__The problem__: Go through the entries one line at a time, and gather every line that has the word "Python".

__Entries provided__:
§

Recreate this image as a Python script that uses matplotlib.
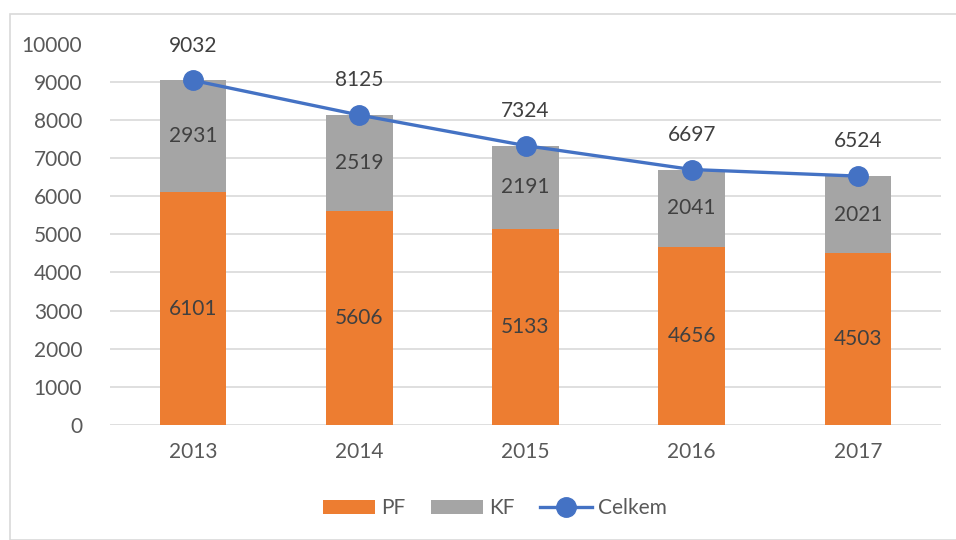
import matplotlib
matplotlib.use("Agg")
import matplotlib.pyplot as plt
from matplotlib.patches import Rectangle

years = ["2013", "2014", "2015", "2016", "2017"]
pf = [6101, 5606, 5133, 4656, 4503]
kf = [2931, 2519, 2191, 2041, 2021]
total = [9032, 8125, 7324, 6697, 6524]

plt.rcParams['font.family'] = ['Lato', 'DejaVu Sans']

fig = plt.figure(figsize=(9.56, 5.4), dpi=100)
fig.patches.append(Rectangle((10/956, 0), 1.2, 1 - 14/540, transform=fig.transFigure,
                             fill=False, edgecolor='#D9D9D9', linewidth=1.2))
ax = fig.add_axes([110/956, 1 - 425/540, 831/956, (425 - 43.5)/540])

x = list(range(len(years)))
w = 0.40
b1 = ax.bar(x, pf, width=w, color='#ED7D31', label='PF', zorder=2)
b2 = ax.bar(x, kf, width=w, bottom=pf, color='#A5A5A5', label='KF', zorder=2)
l1, = ax.plot(x, total, color='#4472C4', linewidth=2.4, marker='o', markersize=14, label='Celkem', zorder=3)

for i in x:
    ax.text(i, pf[i] / 2, str(pf[i]), ha='center', va='center', fontsize=15, color='#404040', zorder=4)
    ax.text(i, pf[i] + kf[i] / 2, str(kf[i]), ha='center', va='center', fontsize=15, color='#404040', zorder=4)
    ax.annotate(str(total[i]), (i, total[i]), xytext=(0, 25), textcoords='offset points',
                ha='center', va='center', fontsize=15, color='#404040', zorder=4)

ax.set_xlim(-0.5, 4.5)
ax.set_ylim(0, 10000)
ax.set_yticks(range(0, 10001, 1000))
ax.set_xticks(x)
ax.set_xticklabels(years)
ax.tick_params(axis='both', length=0, labelsize=15, labelcolor='#595959')
ax.tick_params(axis='x', pad=12)
ax.tick_params(axis='y', pad=20)
ax.grid(axis='y', color='#D9D9D9', linewidth=1.2, zorder=0)
ax.set_axisbelow(True)
for s in ax.spines.values():
    s.set_visible(False)

leg = fig.legend([b1, b2, l1], ['PF', 'KF', 'Celkem'], loc='center',
                 bbox_to_anchor=(495/956, 1 - 508/540), ncol=3, frameon=False,
                 fontsize=15, handlelength=2.5, handleheight=0.65, columnspacing=1.2, handletextpad=0.3)
for t in leg.get_texts():
    t.set_color('#595959')

fig.savefig("out.png", dpi=100)
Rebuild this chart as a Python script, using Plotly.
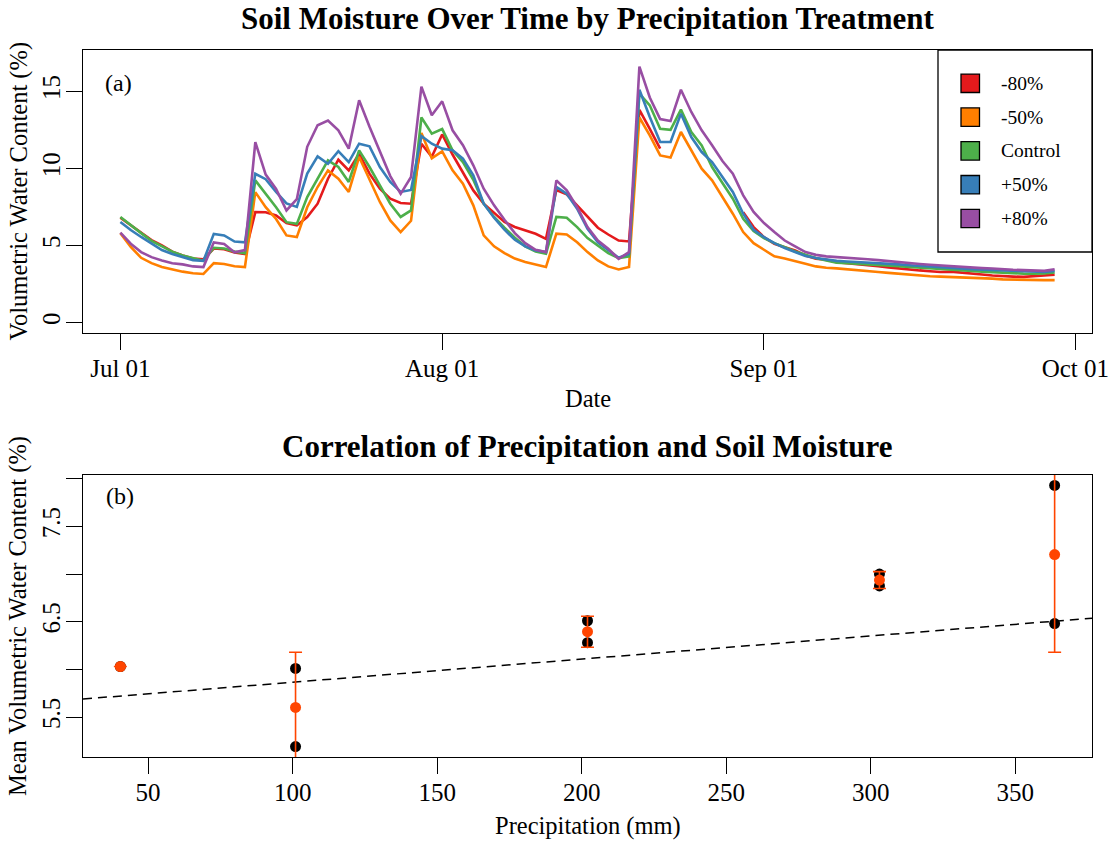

§

__Solution below__:
Recreate this image as a Python script that uses matplotlib.
Rebuild this chart as a Python script, using Plotly.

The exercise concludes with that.